Saper l'extrémisme islamique à la racine

Le durcissement de la loi n'est que la première facette des efforts britanniques pour juguler le terrorisme. Au mois de juillet dernier, le gouvernement a débloqué 18 millions de dollars pour financer le programme de "déradicalisation" censé saper l'extrémisme islamique à la racine. Le programme est soutenu par les organisations musulmanes modérées. Figure de proue : la fondation Quilliam. Basée à Londres, elle constitue un modèle unique en Europe car elle a été mise en place par d'anciens musulmans radicaux qui ont changé de voie. Parmi ses fondateurs, des membres repentis de l'organisation islamique radicale, Hizb out-Tahrir (Parti de la Libération), connue sous l'acronyme HT.

La fondation promeut une version de l'islam compatible avec les valeurs de la démocratie occidentale et rejette l'idée que les musulmans devraient créer, partout dans le monde, des Etats islamiques régis par la Charia, la loi du Coran.
Quilliam fait ainsi office d'organisme de veille. Son argument le plus efficace : prouver publiquement que l'islamisme radical résulte d'une interprétation erronée du Coran et de l'histoire : "Les extrémistes clament, par exemple, l'existence d'un grand califat islamique à l'époque de l'empire ottoman. En réalité, il n'a jamais existé", explique Ishtiaq Hussain, un ancien membre de HT. Issu de la classe moyenne pakistanaise, Hussain s'est retrouvé entraîné dans les filets de l'organisation radicale après un voyage au Moyen-Orient.

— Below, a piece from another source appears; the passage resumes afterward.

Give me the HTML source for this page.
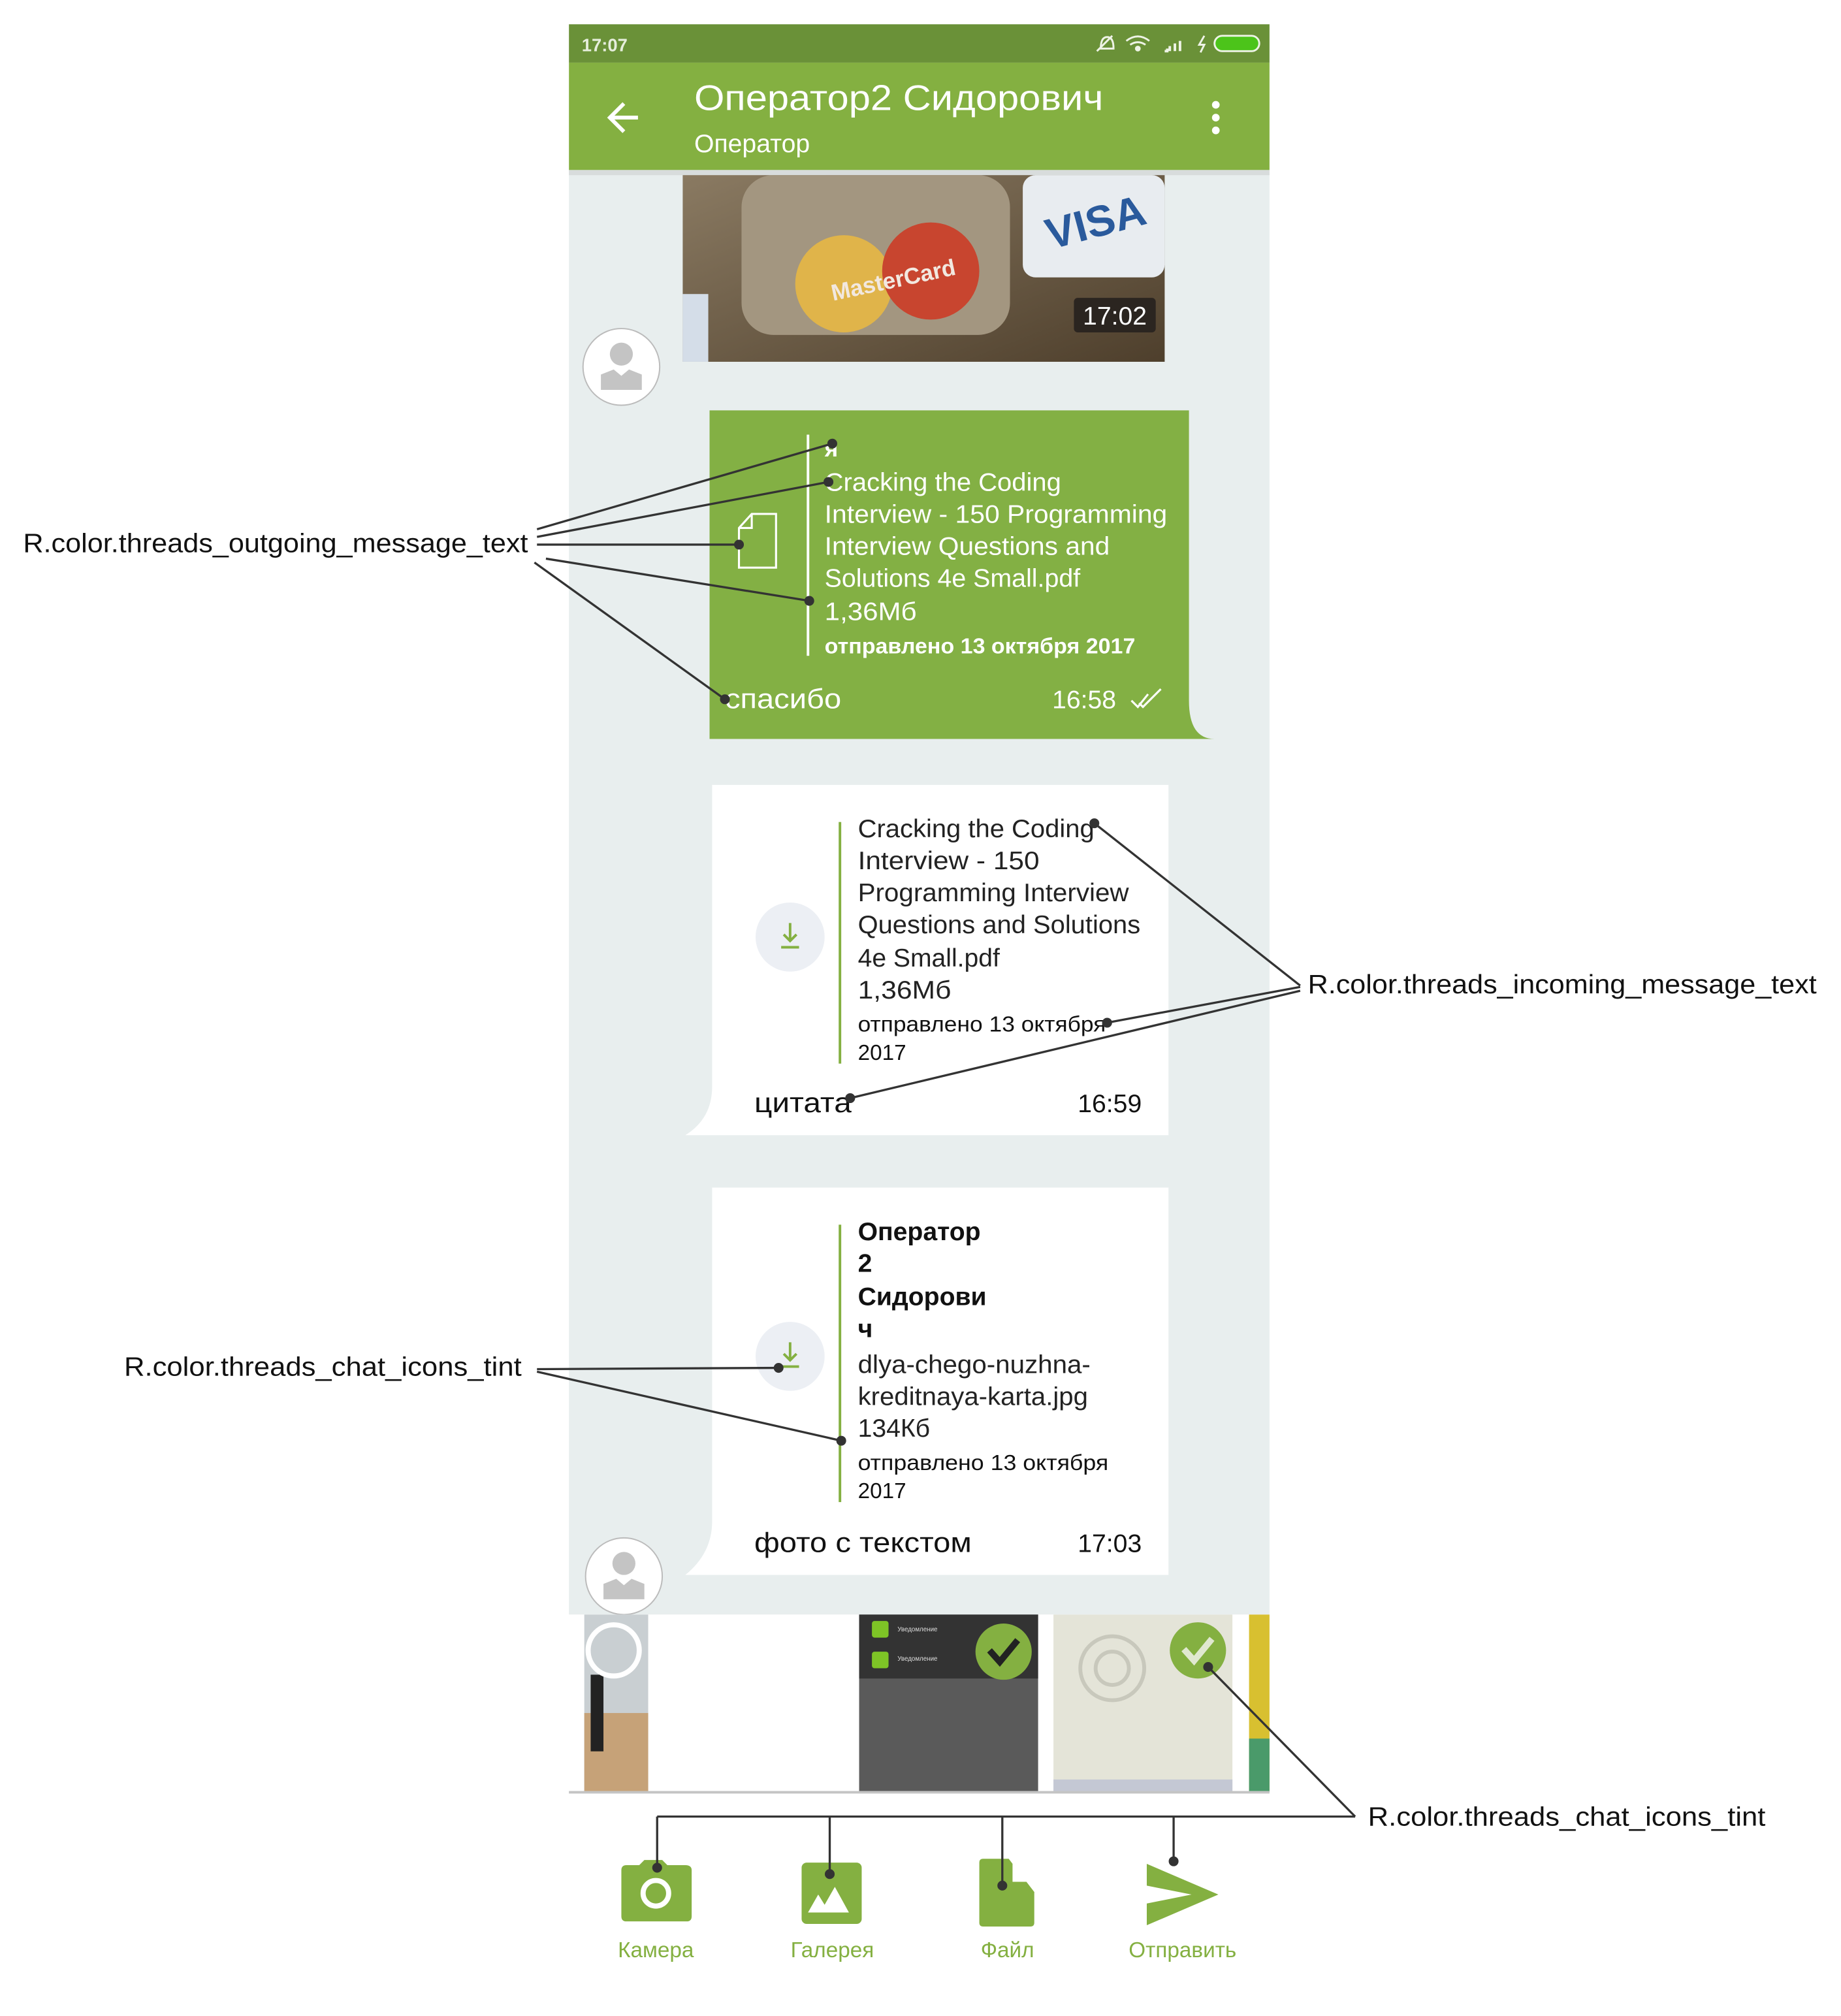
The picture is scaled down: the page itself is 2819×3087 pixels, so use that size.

Supportée par le gouvernement et des fonds privés, la fondation Quilliam enseigne aux policiers, parents et professeurs l'art de contrecarrer la rhétorique radicale. Mais un des problèmes principaux réside dans la formation des imams britanniques. Originaires pour la plupart du sous-continent indien, ils sont selon Hussain "formés pour enseigner le Coran dans le texte et non pas pour gérer l'extrémisme radical dans la jeunesse britannique musulmane. Il y a un fossé de génération et de culture." Pour Olivier Roy, spécialiste de la question au CNRS, les communautés musulmanes anglaises sont souvent trop pauvres pour s'offrir un iman né et formé en Angleterre. "Ils doivent intégrer que la démocratie britannique et l'islam ne sont pas en conflit mais certains d'entre eux ne parlent même pas anglais", explique Ishtiaq Ahmed. Le programme de "déradicalisation" repose sur des bonnes intentions mais pourrait s'avérer inefficace. Premier problème : être justement soutenu et financé par le gouvernement britannique. "Je suis extrêmement sceptique sur l'idée que l'Etat peut promouvoir l'islam modéré", confie Peter Neumann professeur au King College à Londres. "Pour les relais musulmans du programme, être soutenu par le gouvernement est un baiser de la mort."



Par ailleurs, la collaboration entre le gouvernement et les groupes islamiques peut être à double tranchant. Dans certains cas, elle est fructueuse comme pour la mosquée de Finsbury Park située dans le nord de Londres. En 2003, les policiers ont découvert une usine de fabrication de bombes dans ses sous-sols. Le responsable du lieu de culte, Abou Hamza, était un supporter affiché d'Al-Qaïda. Il a été condamné en 2006 à sept années de prison. Depuis, avec le soutien du gouvernement, la mosquée a été reprise en main par l'Association des musulmans d'Angleterre, un groupe possédant des attaches historiques avec les Frères musulmans, affiliés au Hamas. L'organisme rejette l'utilisation de la violence pour installer en Europe un pouvoir politique islamique. Il endort ainsi la méfiance des Etats européens.

La mosquée de Finsbury Park promeut aujourd'hui la tolérance. Mais pour combien de temps ? L'association est dangereuse : "Nous devons quelquefois parler avec nos ennemis. Je considère l'histoire de Finsbury comme un succès à court-terme. Mais personne ne peut prédire comment la situation évoluera", explique Peter Neumann. Tous s'accordent à dire que le pire ennemi du radicalisme est la pleine intégration des musulmans en Europe. Un processus qui prendra au moins une génération. En attendant, le continent européen repose toujours sur une bombe à retardement.